Set exercise =
Quote the whole listing exactly. Leave the pictures out of your copy.

Given information =
============================================================
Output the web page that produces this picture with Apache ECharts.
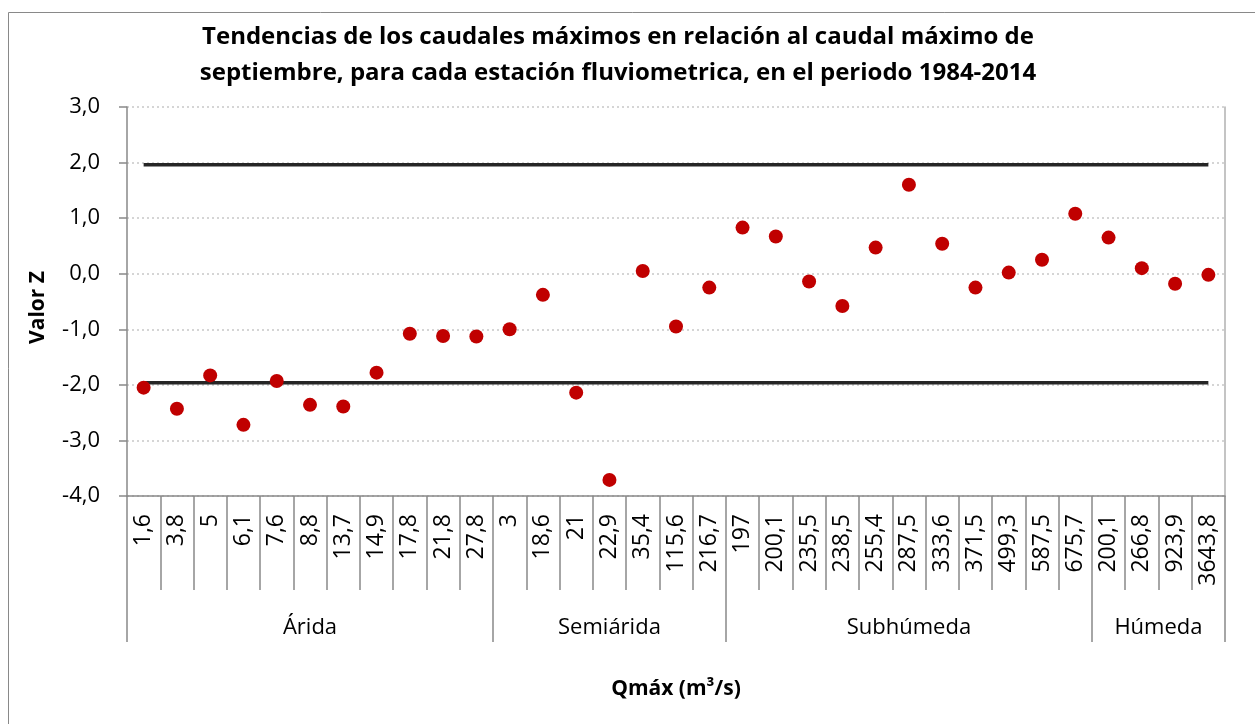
<!DOCTYPE html>
<html>
<head>
<meta charset="utf-8">
<script src="https://cdn.jsdelivr.net/npm/echarts@6/dist/echarts.min.js"></script>
<style>
  html, body { margin: 0; padding: 0; background: #fff; }
  #main { width: 1255px; height: 724px; }
</style>
</head>
<body>
<div id="main"></div>
<script>
// categorias (Qmax) y valores Z
var categories = ['1,6', '3,8', '5', '6,1', '7,6', '8,8', '13,7', '14,9', '17,8', '21,8', '27,8',
  '3', '18,6', '21', '22,9', '35,4', '115,6', '216,7',
  '197', '200,1', '235,5', '238,5', '255,4', '287,5', '333,6', '371,5', '499,3', '587,5', '675,7',
  '200,1', '266,8', '923,9', '3643,8'];
var valoresZ = [-2.05, -2.43, -1.83, -2.72, -1.93, -2.36, -2.39, -1.78, -1.08, -1.12, -1.13,
  -1.0, -0.38, -2.14, -3.71, 0.05, -0.95, -0.25,
  0.83, 0.67, -0.14, -0.58, 0.47, 1.6, 0.54, -0.25, 0.02, 0.25, 1.08,
  0.65, 0.1, -0.18, -0.02];
var grupos = ['Árida', 'Semiárida', 'Subhúmeda', 'Húmeda'];
var tamGrupos = [11, 7, 11, 4];
var limite = 1.96;
var yTicks = [-4, -3, -2, -1, 0, 1, 2, 3];

var myChart = echarts.init(document.getElementById('main'));

// eje de grupos: medias celdas, etiqueta en el centro de cada grupo
var ejeGrupos = [], bordes = [0], centros = {};
var acc = 0;
tamGrupos.forEach(function (n, i) {
    centros[(acc + n / 2) * 2] = grupos[i];
    acc += n;
    bordes.push(acc * 2);
});
for (var k = 0; k <= acc * 2; k++) {
    ejeGrupos.push(centros[k] || '');
}

var limSup = categories.map(function () { return limite; });
var limInf = categories.map(function () { return -limite; });

var font = 'Open Sans';
var gris = '#898989';

var option = {
    animation: false,
    title: {
        text: 'Tendencias de los caudales máximos en relación al caudal máximo de\nseptiembre, para cada estación fluviometrica, en el periodo 1984-2014',
        left: 613,
        top: 14,
        textAlign: 'center',
        textStyle: {
            fontFamily: font,
            fontWeight: 'bold',
            fontSize: 24,
            lineHeight: 36,
            color: '#000'
        }
    },
    graphic: [{
        type: 'rect',
        shape: { x: 8.5, y: 12.5, width: 1400, height: 900 },
        style: { fill: 'none', stroke: gris, lineWidth: 1 },
        silent: true
    }],
    grid: {
        left: 127,
        right: 30,
        top: 107,
        bottom: 228
    },
    xAxis: [
        {
            type: 'category',
            data: categories,
            boundaryGap: true,
            axisLine: { onZero: false, lineStyle: { color: gris, width: 1.5 } },
            axisTick: { show: true, interval: 0, length: 94, lineStyle: { color: gris, width: 1.5 } },
            axisLabel: {
                interval: 0,
                rotate: 90,
                margin: 18,
                fontFamily: font,
                fontSize: 23,
                color: '#000'
            },
            splitLine: { show: false }
        },
        {
            type: 'category',
            position: 'bottom',
            data: ejeGrupos,
            boundaryGap: false,
            axisLine: { show: false, onZero: false },
            axisTick: {
                show: true,
                length: 146,
                interval: function (index) { return bordes.indexOf(index) >= 0; },
                lineStyle: { color: gris, width: 1.5 }
            },
            axisLabel: {
                interval: function (index, value) { return value !== ''; },
                margin: 121,
                fontFamily: font,
                fontSize: 22,
                color: '#000'
            },
            name: 'Qmáx (m³/s)',
            nameLocation: 'middle',
            nameGap: 183,
            nameTextStyle: {
                fontFamily: font,
                fontWeight: 'bold',
                fontSize: 21,
                color: '#000'
            },
            splitLine: { show: false }
        }
    ],
    yAxis: [
        {
            type: 'value',
            min: yTicks[0],
            max: yTicks[yTicks.length - 1],
            interval: 1,
            name: 'Valor Z',
            nameLocation: 'middle',
            nameGap: 78,
            nameTextStyle: {
                fontFamily: font,
                fontWeight: 'bold',
                fontSize: 21,
                color: '#000',
                padding: [0, 0, 0, -12]
            },
            axisLine: { show: true, lineStyle: { color: gris, width: 1.5 } },
            axisTick: { show: true, length: 8, lineStyle: { color: gris, width: 1.5 } },
            axisLabel: {
                margin: 27,
                fontFamily: font,
                fontSize: 22,
                color: '#000',
                formatter: function (v) { return v.toFixed(1).replace('.', ','); }
            },
            splitLine: { show: true, lineStyle: { color: '#c8c8c8', type: [2, 3], width: 1.5 } }
        },
        {
            type: 'value',
            position: 'right',
            min: yTicks[0],
            max: yTicks[yTicks.length - 1],
            interval: 1,
            axisLine: { show: true, onZero: false, lineStyle: { color: '#b0b0b0', width: 1.5 } },
            axisTick: { show: false },
            axisLabel: { show: false },
            splitLine: { show: false }
        }
    ],
    series: [
        {
            name: 'Límite superior',
            type: 'line',
            data: limSup,
            symbol: 'none',
            lineStyle: { color: '#262626', width: 3.5 },
            z: 2
        },
        {
            name: 'Límite inferior',
            type: 'line',
            data: limInf,
            symbol: 'none',
            lineStyle: { color: '#262626', width: 3.5 },
            z: 2
        },
        {
            name: 'Valor Z',
            type: 'scatter',
            data: valoresZ,
            symbol: 'circle',
            symbolSize: 14,
            itemStyle: { color: '#c00000', opacity: 1 },
            z: 3
        }
    ]
};

myChart.setOption(option);
</script>
</body>
</html>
============================================================
Right answer =
Output the web page that produces this picture with Apache ECharts.
<!DOCTYPE html>
<html>
<head>
<meta charset="utf-8">
<script src="https://cdn.jsdelivr.net/npm/echarts@6/dist/echarts.min.js"></script>
<style>
  html, body { margin: 0; padding: 0; background: #fff; }
  #main { width: 1255px; height: 724px; }
</style>
</head>
<body>
<div id="main"></div>
<script>
// categorias (Qmax) y valores Z
var categories = ['1,6', '3,8', '5', '6,1', '7,6', '8,8', '13,7', '14,9', '17,8', '21,8', '27,8',
  '3', '18,6', '21', '22,9', '35,4', '115,6', '216,7',
  '197', '200,1', '235,5', '238,5', '255,4', '287,5', '333,6', '371,5', '499,3', '587,5', '675,7',
  '200,1', '266,8', '923,9', '3643,8'];
var valoresZ = [-2.05, -2.43, -1.83, -2.72, -1.93, -2.36, -2.39, -1.78, -1.08, -1.12, -1.13,
  -1.0, -0.38, -2.14, -3.71, 0.05, -0.95, -0.25,
  0.83, 0.67, -0.14, -0.58, 0.47, 1.6, 0.54, -0.25, 0.02, 0.25, 1.08,
  0.65, 0.1, -0.18, -0.02];
var grupos = ['Árida', 'Semiárida', 'Subhúmeda', 'Húmeda'];
var tamGrupos = [11, 7, 11, 4];
var limite = 1.96;
var yTicks = [-4, -3, -2, -1, 0, 1, 2, 3];

var myChart = echarts.init(document.getElementById('main'));

// eje de grupos: medias celdas, etiqueta en el centro de cada grupo
var ejeGrupos = [], bordes = [0], centros = {};
var acc = 0;
tamGrupos.forEach(function (n, i) {
    centros[(acc + n / 2) * 2] = grupos[i];
    acc += n;
    bordes.push(acc * 2);
});
for (var k = 0; k <= acc * 2; k++) {
    ejeGrupos.push(centros[k] || '');
}

var limSup = categories.map(function () { return limite; });
var limInf = categories.map(function () { return -limite; });

var font = 'Open Sans';
var gris = '#898989';

var option = {
    animation: false,
    title: {
        text: 'Tendencias de los caudales máximos en relación al caudal máximo de\nseptiembre, para cada estación fluviometrica, en el periodo 1984-2014',
        left: 613,
        top: 14,
        textAlign: 'center',
        textStyle: {
            fontFamily: font,
            fontWeight: 'bold',
            fontSize: 24,
            lineHeight: 36,
            color: '#000'
        }
    },
    graphic: [{
        type: 'rect',
        shape: { x: 8.5, y: 12.5, width: 1400, height: 900 },
        style: { fill: 'none', stroke: gris, lineWidth: 1 },
        silent: true
    }],
    grid: {
        left: 127,
        right: 30,
        top: 107,
        bottom: 228
    },
    xAxis: [
        {
            type: 'category',
            data: categories,
            boundaryGap: true,
            axisLine: { onZero: false, lineStyle: { color: gris, width: 1.5 } },
            axisTick: { show: true, interval: 0, length: 94, lineStyle: { color: gris, width: 1.5 } },
            axisLabel: {
                interval: 0,
                rotate: 90,
                margin: 18,
                fontFamily: font,
                fontSize: 23,
                color: '#000'
            },
            splitLine: { show: false }
        },
        {
            type: 'category',
            position: 'bottom',
            data: ejeGrupos,
            boundaryGap: false,
            axisLine: { show: false, onZero: false },
            axisTick: {
                show: true,
                length: 146,
                interval: function (index) { return bordes.indexOf(index) >= 0; },
                lineStyle: { color: gris, width: 1.5 }
            },
            axisLabel: {
                interval: function (index, value) { return value !== ''; },
                margin: 121,
                fontFamily: font,
                fontSize: 22,
                color: '#000'
            },
            name: 'Qmáx (m³/s)',
            nameLocation: 'middle',
            nameGap: 183,
            nameTextStyle: {
                fontFamily: font,
                fontWeight: 'bold',
                fontSize: 21,
                color: '#000'
            },
            splitLine: { show: false }
        }
    ],
    yAxis: [
        {
            type: 'value',
            min: yTicks[0],
            max: yTicks[yTicks.length - 1],
            interval: 1,
            name: 'Valor Z',
            nameLocation: 'middle',
            nameGap: 78,
            nameTextStyle: {
                fontFamily: font,
                fontWeight: 'bold',
                fontSize: 21,
                color: '#000',
                padding: [0, 0, 0, -12]
            },
            axisLine: { show: true, lineStyle: { color: gris, width: 1.5 } },
            axisTick: { show: true, length: 8, lineStyle: { color: gris, width: 1.5 } },
            axisLabel: {
                margin: 27,
                fontFamily: font,
                fontSize: 22,
                color: '#000',
                formatter: function (v) { return v.toFixed(1).replace('.', ','); }
            },
            splitLine: { show: true, lineStyle: { color: '#c8c8c8', type: [2, 3], width: 1.5 } }
        },
        {
            type: 'value',
            position: 'right',
            min: yTicks[0],
            max: yTicks[yTicks.length - 1],
            interval: 1,
            axisLine: { show: true, onZero: false, lineStyle: { color: '#b0b0b0', width: 1.5 } },
            axisTick: { show: false },
            axisLabel: { show: false },
            splitLine: { show: false }
        }
    ],
    series: [
        {
            name: 'Límite superior',
            type: 'line',
            data: limSup,
            symbol: 'none',
            lineStyle: { color: '#262626', width: 3.5 },
            z: 2
        },
        {
            name: 'Límite inferior',
            type: 'line',
            data: limInf,
            symbol: 'none',
            lineStyle: { color: '#262626', width: 3.5 },
            z: 2
        },
        {
            name: 'Valor Z',
            type: 'scatter',
            data: valoresZ,
            symbol: 'circle',
            symbolSize: 14,
            itemStyle: { color: '#c00000', opacity: 1 },
            z: 3
        }
    ]
};

myChart.setOption(option);
</script>
</body>
</html>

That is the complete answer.